→ **Supplied material**
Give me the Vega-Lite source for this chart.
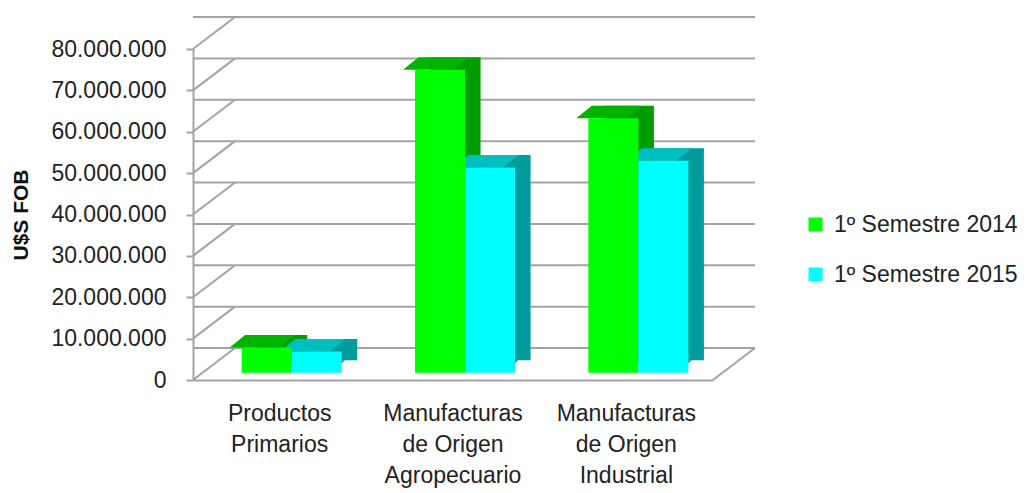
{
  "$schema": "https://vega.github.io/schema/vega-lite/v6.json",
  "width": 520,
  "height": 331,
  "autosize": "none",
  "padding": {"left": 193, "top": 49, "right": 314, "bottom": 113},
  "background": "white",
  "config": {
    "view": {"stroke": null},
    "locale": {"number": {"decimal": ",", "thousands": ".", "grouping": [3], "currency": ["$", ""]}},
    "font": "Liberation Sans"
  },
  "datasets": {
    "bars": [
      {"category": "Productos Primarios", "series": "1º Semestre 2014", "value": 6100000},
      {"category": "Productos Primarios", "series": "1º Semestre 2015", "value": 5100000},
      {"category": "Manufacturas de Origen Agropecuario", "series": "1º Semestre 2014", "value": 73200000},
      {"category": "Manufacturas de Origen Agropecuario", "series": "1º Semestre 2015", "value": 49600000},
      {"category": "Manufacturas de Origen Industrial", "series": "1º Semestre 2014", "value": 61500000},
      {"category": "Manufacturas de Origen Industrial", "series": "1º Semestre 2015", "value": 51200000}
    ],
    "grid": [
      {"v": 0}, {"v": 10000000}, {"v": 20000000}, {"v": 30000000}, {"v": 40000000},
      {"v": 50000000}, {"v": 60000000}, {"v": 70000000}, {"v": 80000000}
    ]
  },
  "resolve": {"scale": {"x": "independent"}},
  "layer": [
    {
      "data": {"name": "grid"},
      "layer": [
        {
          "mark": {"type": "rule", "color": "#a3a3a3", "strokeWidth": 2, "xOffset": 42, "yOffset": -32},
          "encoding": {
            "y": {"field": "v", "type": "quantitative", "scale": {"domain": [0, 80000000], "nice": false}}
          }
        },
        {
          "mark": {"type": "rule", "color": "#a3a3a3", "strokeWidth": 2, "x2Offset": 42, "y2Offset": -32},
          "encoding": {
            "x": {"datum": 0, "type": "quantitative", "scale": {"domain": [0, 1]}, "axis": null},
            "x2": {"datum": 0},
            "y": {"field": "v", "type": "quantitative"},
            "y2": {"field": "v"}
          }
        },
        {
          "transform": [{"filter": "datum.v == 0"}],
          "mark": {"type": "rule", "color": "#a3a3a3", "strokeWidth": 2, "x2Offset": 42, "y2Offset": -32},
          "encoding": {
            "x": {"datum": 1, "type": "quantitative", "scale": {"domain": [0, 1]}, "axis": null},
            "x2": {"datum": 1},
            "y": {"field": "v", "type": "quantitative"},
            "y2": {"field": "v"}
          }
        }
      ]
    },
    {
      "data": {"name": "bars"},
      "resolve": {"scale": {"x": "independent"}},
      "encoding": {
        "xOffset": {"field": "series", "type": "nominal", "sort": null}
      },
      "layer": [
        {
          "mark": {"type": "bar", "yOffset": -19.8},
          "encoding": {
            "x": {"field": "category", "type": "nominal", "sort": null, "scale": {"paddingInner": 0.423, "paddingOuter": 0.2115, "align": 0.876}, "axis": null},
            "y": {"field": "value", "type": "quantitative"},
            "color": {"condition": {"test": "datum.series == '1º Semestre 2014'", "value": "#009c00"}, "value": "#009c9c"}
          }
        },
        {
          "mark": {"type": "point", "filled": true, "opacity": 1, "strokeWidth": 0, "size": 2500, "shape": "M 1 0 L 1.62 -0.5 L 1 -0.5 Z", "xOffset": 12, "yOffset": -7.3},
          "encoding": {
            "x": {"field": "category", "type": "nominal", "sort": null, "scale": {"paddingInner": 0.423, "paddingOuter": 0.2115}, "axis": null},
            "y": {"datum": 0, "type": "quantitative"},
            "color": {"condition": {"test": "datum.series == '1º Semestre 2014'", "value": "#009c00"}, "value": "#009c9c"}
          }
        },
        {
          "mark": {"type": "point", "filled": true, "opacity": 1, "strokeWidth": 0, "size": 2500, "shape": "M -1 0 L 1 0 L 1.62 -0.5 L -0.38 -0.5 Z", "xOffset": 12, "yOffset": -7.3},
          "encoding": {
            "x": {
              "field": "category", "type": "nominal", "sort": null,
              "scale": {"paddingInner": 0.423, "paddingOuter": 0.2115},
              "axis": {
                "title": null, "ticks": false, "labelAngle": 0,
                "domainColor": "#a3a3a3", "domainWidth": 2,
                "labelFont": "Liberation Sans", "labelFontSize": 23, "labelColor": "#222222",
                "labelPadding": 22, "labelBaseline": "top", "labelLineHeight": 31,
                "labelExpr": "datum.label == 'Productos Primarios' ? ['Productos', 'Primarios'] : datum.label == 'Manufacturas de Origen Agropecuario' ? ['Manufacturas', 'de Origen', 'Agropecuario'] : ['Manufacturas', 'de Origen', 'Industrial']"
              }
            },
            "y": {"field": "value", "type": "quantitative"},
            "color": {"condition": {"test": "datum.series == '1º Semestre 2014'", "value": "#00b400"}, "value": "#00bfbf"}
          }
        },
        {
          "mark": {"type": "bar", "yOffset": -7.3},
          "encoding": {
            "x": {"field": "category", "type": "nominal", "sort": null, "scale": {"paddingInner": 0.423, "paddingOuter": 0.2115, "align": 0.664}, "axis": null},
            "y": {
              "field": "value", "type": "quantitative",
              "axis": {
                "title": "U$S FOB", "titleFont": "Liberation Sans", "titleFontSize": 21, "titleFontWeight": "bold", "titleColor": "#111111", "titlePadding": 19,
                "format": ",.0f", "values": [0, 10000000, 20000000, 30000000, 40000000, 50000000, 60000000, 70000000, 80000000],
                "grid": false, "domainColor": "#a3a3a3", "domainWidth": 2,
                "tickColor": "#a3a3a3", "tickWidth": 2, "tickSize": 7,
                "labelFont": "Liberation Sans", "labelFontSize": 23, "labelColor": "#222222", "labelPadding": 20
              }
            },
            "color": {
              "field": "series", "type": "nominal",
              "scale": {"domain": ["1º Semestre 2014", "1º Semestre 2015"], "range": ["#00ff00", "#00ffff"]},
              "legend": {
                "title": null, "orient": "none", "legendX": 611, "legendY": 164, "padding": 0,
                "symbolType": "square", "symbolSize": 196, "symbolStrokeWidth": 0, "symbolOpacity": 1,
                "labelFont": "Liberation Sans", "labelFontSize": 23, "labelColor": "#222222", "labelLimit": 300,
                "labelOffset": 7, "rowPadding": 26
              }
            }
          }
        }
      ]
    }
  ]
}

→ **Aim**
Transcribe the material as is, with images omitted.

→ **Response**
Give me the Vega-Lite source for this chart.
{
  "$schema": "https://vega.github.io/schema/vega-lite/v6.json",
  "width": 520,
  "height": 331,
  "autosize": "none",
  "padding": {"left": 193, "top": 49, "right": 314, "bottom": 113},
  "background": "white",
  "config": {
    "view": {"stroke": null},
    "locale": {"number": {"decimal": ",", "thousands": ".", "grouping": [3], "currency": ["$", ""]}},
    "font": "Liberation Sans"
  },
  "datasets": {
    "bars": [
      {"category": "Productos Primarios", "series": "1º Semestre 2014", "value": 6100000},
      {"category": "Productos Primarios", "series": "1º Semestre 2015", "value": 5100000},
      {"category": "Manufacturas de Origen Agropecuario", "series": "1º Semestre 2014", "value": 73200000},
      {"category": "Manufacturas de Origen Agropecuario", "series": "1º Semestre 2015", "value": 49600000},
      {"category": "Manufacturas de Origen Industrial", "series": "1º Semestre 2014", "value": 61500000},
      {"category": "Manufacturas de Origen Industrial", "series": "1º Semestre 2015", "value": 51200000}
    ],
    "grid": [
      {"v": 0}, {"v": 10000000}, {"v": 20000000}, {"v": 30000000}, {"v": 40000000},
      {"v": 50000000}, {"v": 60000000}, {"v": 70000000}, {"v": 80000000}
    ]
  },
  "resolve": {"scale": {"x": "independent"}},
  "layer": [
    {
      "data": {"name": "grid"},
      "layer": [
        {
          "mark": {"type": "rule", "color": "#a3a3a3", "strokeWidth": 2, "xOffset": 42, "yOffset": -32},
          "encoding": {
            "y": {"field": "v", "type": "quantitative", "scale": {"domain": [0, 80000000], "nice": false}}
          }
        },
        {
          "mark": {"type": "rule", "color": "#a3a3a3", "strokeWidth": 2, "x2Offset": 42, "y2Offset": -32},
          "encoding": {
            "x": {"datum": 0, "type": "quantitative", "scale": {"domain": [0, 1]}, "axis": null},
            "x2": {"datum": 0},
            "y": {"field": "v", "type": "quantitative"},
            "y2": {"field": "v"}
          }
        },
        {
          "transform": [{"filter": "datum.v == 0"}],
          "mark": {"type": "rule", "color": "#a3a3a3", "strokeWidth": 2, "x2Offset": 42, "y2Offset": -32},
          "encoding": {
            "x": {"datum": 1, "type": "quantitative", "scale": {"domain": [0, 1]}, "axis": null},
            "x2": {"datum": 1},
            "y": {"field": "v", "type": "quantitative"},
            "y2": {"field": "v"}
          }
        }
      ]
    },
    {
      "data": {"name": "bars"},
      "resolve": {"scale": {"x": "independent"}},
      "encoding": {
        "xOffset": {"field": "series", "type": "nominal", "sort": null}
      },
      "layer": [
        {
          "mark": {"type": "bar", "yOffset": -19.8},
          "encoding": {
            "x": {"field": "category", "type": "nominal", "sort": null, "scale": {"paddingInner": 0.423, "paddingOuter": 0.2115, "align": 0.876}, "axis": null},
            "y": {"field": "value", "type": "quantitative"},
            "color": {"condition": {"test": "datum.series == '1º Semestre 2014'", "value": "#009c00"}, "value": "#009c9c"}
          }
        },
        {
          "mark": {"type": "point", "filled": true, "opacity": 1, "strokeWidth": 0, "size": 2500, "shape": "M 1 0 L 1.62 -0.5 L 1 -0.5 Z", "xOffset": 12, "yOffset": -7.3},
          "encoding": {
            "x": {"field": "category", "type": "nominal", "sort": null, "scale": {"paddingInner": 0.423, "paddingOuter": 0.2115}, "axis": null},
            "y": {"datum": 0, "type": "quantitative"},
            "color": {"condition": {"test": "datum.series == '1º Semestre 2014'", "value": "#009c00"}, "value": "#009c9c"}
          }
        },
        {
          "mark": {"type": "point", "filled": true, "opacity": 1, "strokeWidth": 0, "size": 2500, "shape": "M -1 0 L 1 0 L 1.62 -0.5 L -0.38 -0.5 Z", "xOffset": 12, "yOffset": -7.3},
          "encoding": {
            "x": {
              "field": "category", "type": "nominal", "sort": null,
              "scale": {"paddingInner": 0.423, "paddingOuter": 0.2115},
              "axis": {
                "title": null, "ticks": false, "labelAngle": 0,
                "domainColor": "#a3a3a3", "domainWidth": 2,
                "labelFont": "Liberation Sans", "labelFontSize": 23, "labelColor": "#222222",
                "labelPadding": 22, "labelBaseline": "top", "labelLineHeight": 31,
                "labelExpr": "datum.label == 'Productos Primarios' ? ['Productos', 'Primarios'] : datum.label == 'Manufacturas de Origen Agropecuario' ? ['Manufacturas', 'de Origen', 'Agropecuario'] : ['Manufacturas', 'de Origen', 'Industrial']"
              }
            },
            "y": {"field": "value", "type": "quantitative"},
            "color": {"condition": {"test": "datum.series == '1º Semestre 2014'", "value": "#00b400"}, "value": "#00bfbf"}
          }
        },
        {
          "mark": {"type": "bar", "yOffset": -7.3},
          "encoding": {
            "x": {"field": "category", "type": "nominal", "sort": null, "scale": {"paddingInner": 0.423, "paddingOuter": 0.2115, "align": 0.664}, "axis": null},
            "y": {
              "field": "value", "type": "quantitative",
              "axis": {
                "title": "U$S FOB", "titleFont": "Liberation Sans", "titleFontSize": 21, "titleFontWeight": "bold", "titleColor": "#111111", "titlePadding": 19,
                "format": ",.0f", "values": [0, 10000000, 20000000, 30000000, 40000000, 50000000, 60000000, 70000000, 80000000],
                "grid": false, "domainColor": "#a3a3a3", "domainWidth": 2,
                "tickColor": "#a3a3a3", "tickWidth": 2, "tickSize": 7,
                "labelFont": "Liberation Sans", "labelFontSize": 23, "labelColor": "#222222", "labelPadding": 20
              }
            },
            "color": {
              "field": "series", "type": "nominal",
              "scale": {"domain": ["1º Semestre 2014", "1º Semestre 2015"], "range": ["#00ff00", "#00ffff"]},
              "legend": {
                "title": null, "orient": "none", "legendX": 611, "legendY": 164, "padding": 0,
                "symbolType": "square", "symbolSize": 196, "symbolStrokeWidth": 0, "symbolOpacity": 1,
                "labelFont": "Liberation Sans", "labelFontSize": 23, "labelColor": "#222222", "labelLimit": 300,
                "labelOffset": 7, "rowPadding": 26
              }
            }
          }
        }
      ]
    }
  ]
}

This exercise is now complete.